• TASK DESCRIPTION: Include the line with "(client) at (111,37)" and every line before it in the entries below, echoed exactly, but not the pictures.

Charts and diagrams as code
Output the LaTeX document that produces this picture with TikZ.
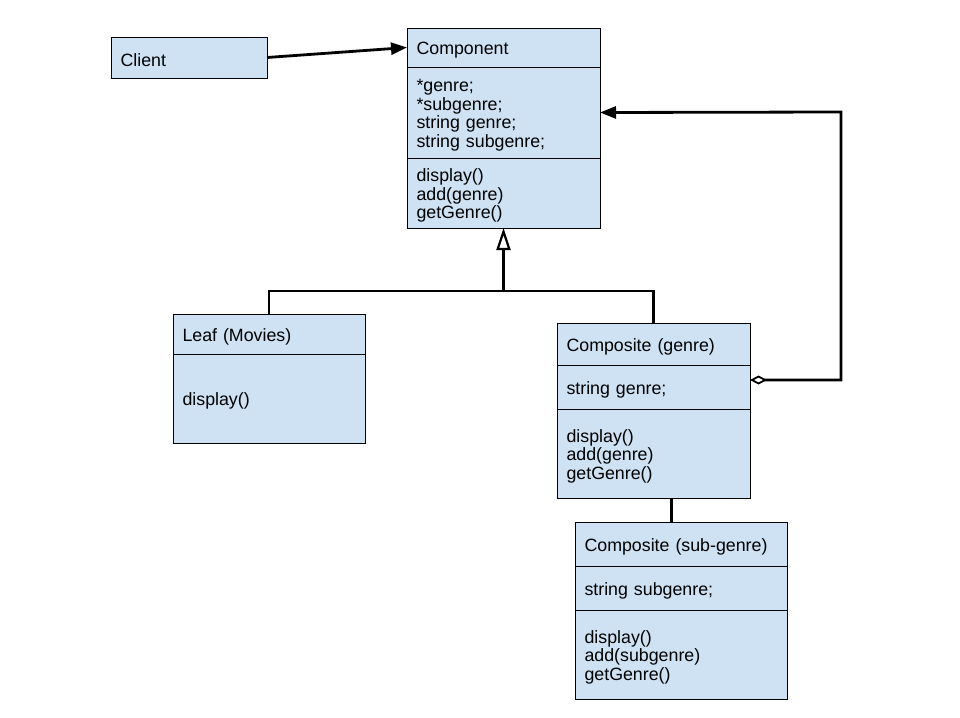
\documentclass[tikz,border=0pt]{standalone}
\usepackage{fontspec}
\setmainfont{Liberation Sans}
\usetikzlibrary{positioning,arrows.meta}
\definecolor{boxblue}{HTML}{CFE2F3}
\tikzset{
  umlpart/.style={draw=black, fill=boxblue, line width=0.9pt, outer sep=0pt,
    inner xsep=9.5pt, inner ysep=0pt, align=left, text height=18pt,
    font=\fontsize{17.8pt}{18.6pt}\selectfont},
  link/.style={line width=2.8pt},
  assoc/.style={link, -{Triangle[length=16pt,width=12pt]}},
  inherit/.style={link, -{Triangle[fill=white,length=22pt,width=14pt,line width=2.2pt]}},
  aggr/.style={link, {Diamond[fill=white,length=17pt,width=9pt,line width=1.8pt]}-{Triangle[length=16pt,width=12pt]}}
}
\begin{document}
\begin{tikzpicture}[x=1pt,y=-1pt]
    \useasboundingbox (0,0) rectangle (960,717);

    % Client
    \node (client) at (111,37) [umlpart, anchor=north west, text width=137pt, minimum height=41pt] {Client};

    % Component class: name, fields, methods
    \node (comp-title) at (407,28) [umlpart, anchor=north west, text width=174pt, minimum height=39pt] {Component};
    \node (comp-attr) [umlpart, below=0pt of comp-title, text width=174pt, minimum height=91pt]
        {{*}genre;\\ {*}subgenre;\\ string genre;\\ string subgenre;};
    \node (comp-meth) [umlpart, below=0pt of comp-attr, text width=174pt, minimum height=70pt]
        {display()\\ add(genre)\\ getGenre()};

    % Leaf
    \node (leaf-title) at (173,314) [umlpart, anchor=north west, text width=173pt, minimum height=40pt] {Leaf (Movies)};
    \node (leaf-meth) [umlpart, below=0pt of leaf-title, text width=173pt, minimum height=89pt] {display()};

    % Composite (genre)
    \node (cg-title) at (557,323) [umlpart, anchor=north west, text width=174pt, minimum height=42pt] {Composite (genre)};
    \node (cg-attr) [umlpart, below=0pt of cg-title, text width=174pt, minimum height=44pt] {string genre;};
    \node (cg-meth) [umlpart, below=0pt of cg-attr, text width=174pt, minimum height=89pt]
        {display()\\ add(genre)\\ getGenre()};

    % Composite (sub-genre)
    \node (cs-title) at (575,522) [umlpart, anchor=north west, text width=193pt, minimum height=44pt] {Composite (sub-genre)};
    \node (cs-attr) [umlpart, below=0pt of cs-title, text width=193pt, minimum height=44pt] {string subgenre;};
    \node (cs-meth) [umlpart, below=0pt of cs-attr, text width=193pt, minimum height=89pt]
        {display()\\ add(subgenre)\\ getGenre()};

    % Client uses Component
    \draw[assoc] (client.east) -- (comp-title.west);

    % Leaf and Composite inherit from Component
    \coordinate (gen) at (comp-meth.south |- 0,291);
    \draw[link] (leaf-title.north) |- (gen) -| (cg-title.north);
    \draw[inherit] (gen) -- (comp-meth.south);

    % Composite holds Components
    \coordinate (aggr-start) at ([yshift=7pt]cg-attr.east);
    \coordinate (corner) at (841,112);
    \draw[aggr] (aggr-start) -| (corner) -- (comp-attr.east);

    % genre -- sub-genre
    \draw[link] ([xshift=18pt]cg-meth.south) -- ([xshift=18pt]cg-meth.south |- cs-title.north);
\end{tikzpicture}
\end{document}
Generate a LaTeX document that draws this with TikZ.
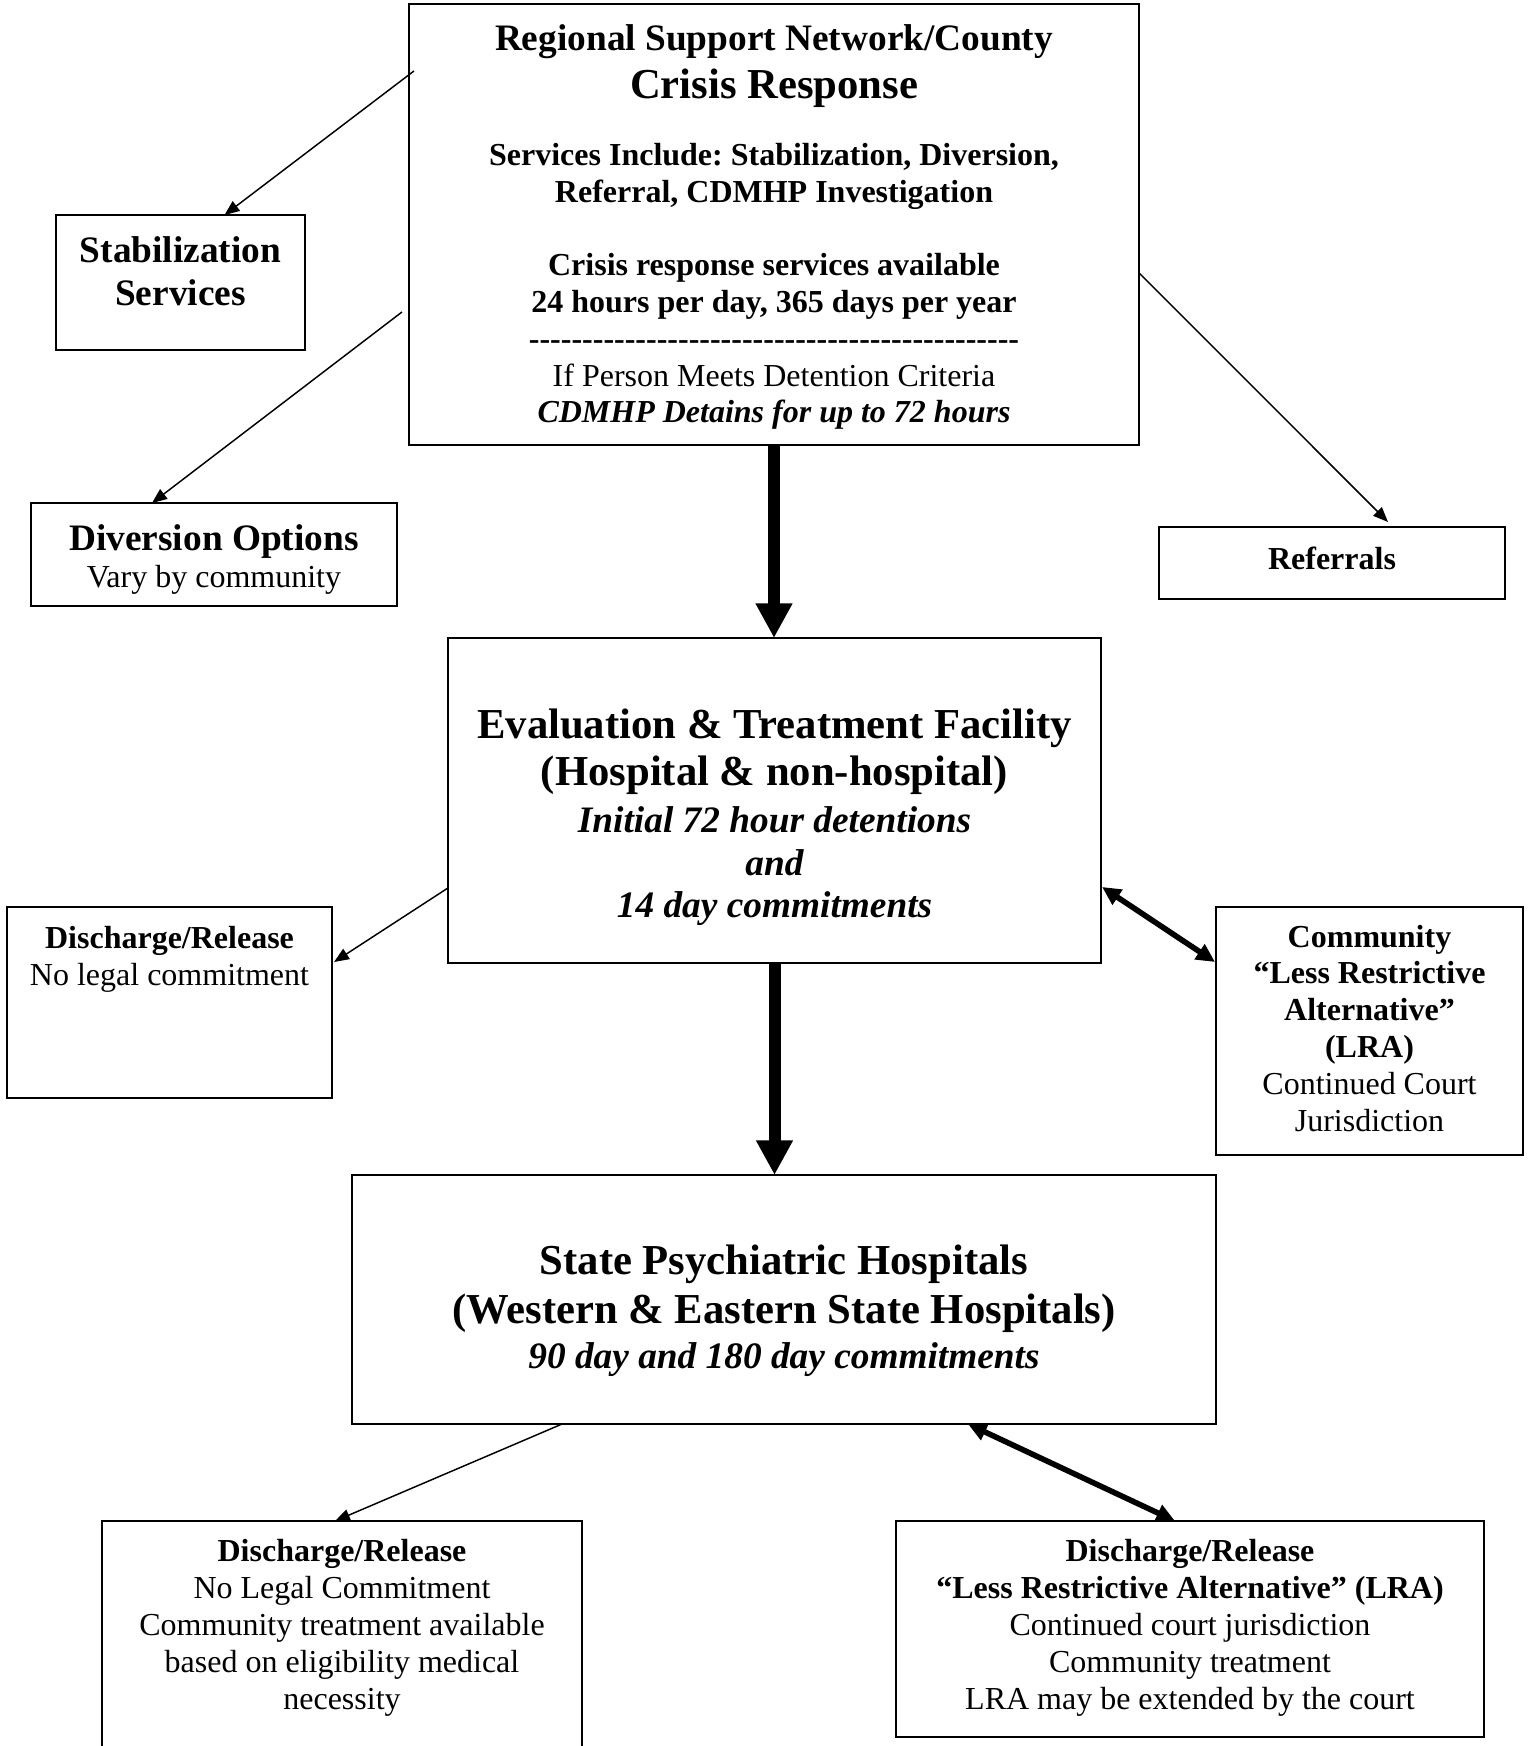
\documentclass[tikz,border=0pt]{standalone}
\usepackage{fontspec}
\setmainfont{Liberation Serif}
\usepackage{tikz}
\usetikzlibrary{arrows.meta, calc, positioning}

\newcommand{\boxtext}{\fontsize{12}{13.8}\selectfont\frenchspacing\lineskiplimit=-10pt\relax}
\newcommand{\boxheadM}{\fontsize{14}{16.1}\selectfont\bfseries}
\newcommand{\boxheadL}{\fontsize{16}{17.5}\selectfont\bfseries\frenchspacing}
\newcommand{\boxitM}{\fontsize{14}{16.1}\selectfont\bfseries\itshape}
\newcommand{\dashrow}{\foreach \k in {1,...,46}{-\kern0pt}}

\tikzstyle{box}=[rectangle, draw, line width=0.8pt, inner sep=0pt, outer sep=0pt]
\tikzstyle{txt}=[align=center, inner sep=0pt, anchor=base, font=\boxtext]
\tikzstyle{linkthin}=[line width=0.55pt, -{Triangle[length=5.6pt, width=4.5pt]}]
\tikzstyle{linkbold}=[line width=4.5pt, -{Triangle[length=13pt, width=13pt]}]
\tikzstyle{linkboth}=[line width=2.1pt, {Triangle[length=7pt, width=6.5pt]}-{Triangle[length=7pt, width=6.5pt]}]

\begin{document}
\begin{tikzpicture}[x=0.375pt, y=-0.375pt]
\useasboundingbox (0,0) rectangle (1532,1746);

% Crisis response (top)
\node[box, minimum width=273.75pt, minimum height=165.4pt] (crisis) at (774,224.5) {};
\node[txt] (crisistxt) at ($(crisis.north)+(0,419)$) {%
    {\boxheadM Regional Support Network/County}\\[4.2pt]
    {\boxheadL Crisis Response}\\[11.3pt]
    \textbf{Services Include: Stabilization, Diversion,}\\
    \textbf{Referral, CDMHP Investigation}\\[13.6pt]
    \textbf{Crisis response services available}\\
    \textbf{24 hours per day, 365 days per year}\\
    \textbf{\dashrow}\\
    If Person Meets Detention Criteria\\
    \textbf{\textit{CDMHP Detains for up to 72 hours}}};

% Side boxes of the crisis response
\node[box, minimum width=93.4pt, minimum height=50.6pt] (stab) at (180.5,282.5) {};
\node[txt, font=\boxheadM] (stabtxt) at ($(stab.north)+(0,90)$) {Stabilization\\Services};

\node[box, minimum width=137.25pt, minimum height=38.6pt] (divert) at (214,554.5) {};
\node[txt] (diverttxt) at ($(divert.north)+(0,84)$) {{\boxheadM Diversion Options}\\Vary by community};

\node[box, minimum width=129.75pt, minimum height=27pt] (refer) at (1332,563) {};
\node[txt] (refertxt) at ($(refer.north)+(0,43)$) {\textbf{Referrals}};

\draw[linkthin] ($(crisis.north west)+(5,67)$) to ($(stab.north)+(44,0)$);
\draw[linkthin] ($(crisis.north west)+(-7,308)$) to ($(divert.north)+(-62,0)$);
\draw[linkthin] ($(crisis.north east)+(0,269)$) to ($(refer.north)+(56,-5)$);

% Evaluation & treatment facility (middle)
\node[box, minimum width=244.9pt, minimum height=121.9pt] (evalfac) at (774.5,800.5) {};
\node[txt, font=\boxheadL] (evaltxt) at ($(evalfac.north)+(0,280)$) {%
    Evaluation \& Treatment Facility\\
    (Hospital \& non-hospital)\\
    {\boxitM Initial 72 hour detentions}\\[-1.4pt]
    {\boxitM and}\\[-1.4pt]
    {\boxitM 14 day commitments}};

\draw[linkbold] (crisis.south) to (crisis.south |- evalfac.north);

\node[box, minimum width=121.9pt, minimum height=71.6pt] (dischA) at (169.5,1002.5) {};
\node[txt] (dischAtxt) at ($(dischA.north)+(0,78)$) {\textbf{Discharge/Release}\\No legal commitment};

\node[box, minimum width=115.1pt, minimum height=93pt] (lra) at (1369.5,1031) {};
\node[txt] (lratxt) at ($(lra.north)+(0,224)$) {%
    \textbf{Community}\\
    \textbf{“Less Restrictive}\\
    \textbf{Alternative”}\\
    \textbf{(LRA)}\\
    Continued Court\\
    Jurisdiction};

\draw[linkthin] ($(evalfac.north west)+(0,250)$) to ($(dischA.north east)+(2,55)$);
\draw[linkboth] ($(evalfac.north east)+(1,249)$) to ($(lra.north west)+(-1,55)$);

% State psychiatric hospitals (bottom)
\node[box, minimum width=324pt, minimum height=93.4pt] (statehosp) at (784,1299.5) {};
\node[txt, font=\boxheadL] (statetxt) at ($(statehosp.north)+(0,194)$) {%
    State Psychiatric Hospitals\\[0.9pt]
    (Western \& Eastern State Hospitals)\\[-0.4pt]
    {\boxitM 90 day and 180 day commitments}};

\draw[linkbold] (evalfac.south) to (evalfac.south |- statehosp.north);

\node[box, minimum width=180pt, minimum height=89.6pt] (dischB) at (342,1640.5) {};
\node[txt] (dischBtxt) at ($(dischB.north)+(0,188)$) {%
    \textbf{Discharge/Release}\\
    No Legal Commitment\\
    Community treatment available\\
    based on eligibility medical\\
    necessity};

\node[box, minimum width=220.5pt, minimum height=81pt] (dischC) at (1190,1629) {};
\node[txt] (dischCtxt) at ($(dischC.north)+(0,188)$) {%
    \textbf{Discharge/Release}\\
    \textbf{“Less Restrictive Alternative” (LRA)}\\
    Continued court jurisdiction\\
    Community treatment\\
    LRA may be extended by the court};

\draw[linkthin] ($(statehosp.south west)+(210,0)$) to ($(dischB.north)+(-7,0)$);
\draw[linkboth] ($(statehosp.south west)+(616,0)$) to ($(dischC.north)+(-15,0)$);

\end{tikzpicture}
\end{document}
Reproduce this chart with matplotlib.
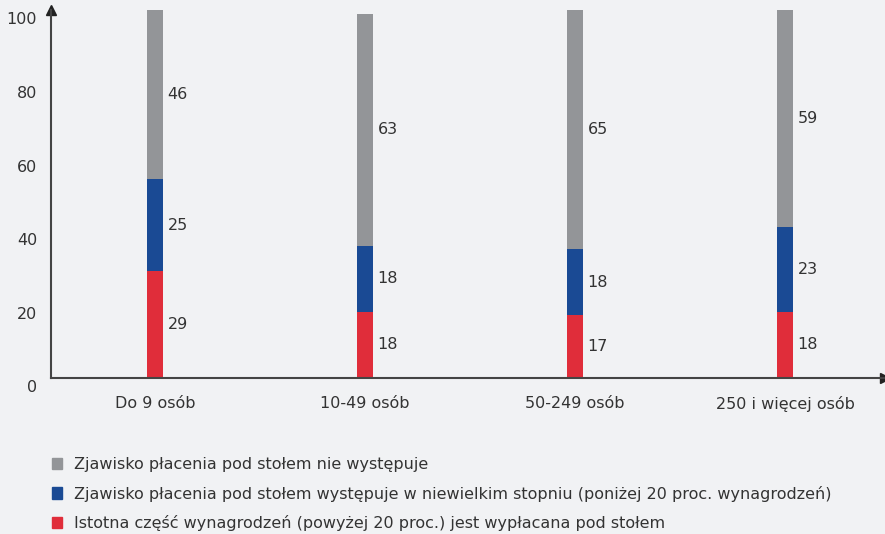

• FINISHED TASK:
Output the LaTeX document that produces this picture with TikZ.
\documentclass[tikz,border=0pt]{standalone}
\usepackage{fontspec}
\setmainfont{Liberation Sans}
\usetikzlibrary{positioning,arrows.meta}
\definecolor{boxblue}{HTML}{CFE2F3}
\tikzset{
  umlpart/.style={draw=black, fill=boxblue, line width=0.9pt, outer sep=0pt,
    inner xsep=9.5pt, inner ysep=0pt, align=left, text height=18pt,
    font=\fontsize{17.8pt}{18.6pt}\selectfont},
  link/.style={line width=2.8pt},
  assoc/.style={link, -{Triangle[length=16pt,width=12pt]}},
  inherit/.style={link, -{Triangle[fill=white,length=22pt,width=14pt,line width=2.2pt]}},
  aggr/.style={link, {Diamond[fill=white,length=17pt,width=9pt,line width=1.8pt]}-{Triangle[length=16pt,width=12pt]}}
}
\begin{document}
\begin{tikzpicture}[x=1pt,y=-1pt]
    \useasboundingbox (0,0) rectangle (960,717);

    % Client
    \node (client) at (111,37) [umlpart, anchor=north west, text width=137pt, minimum height=41pt] {Client};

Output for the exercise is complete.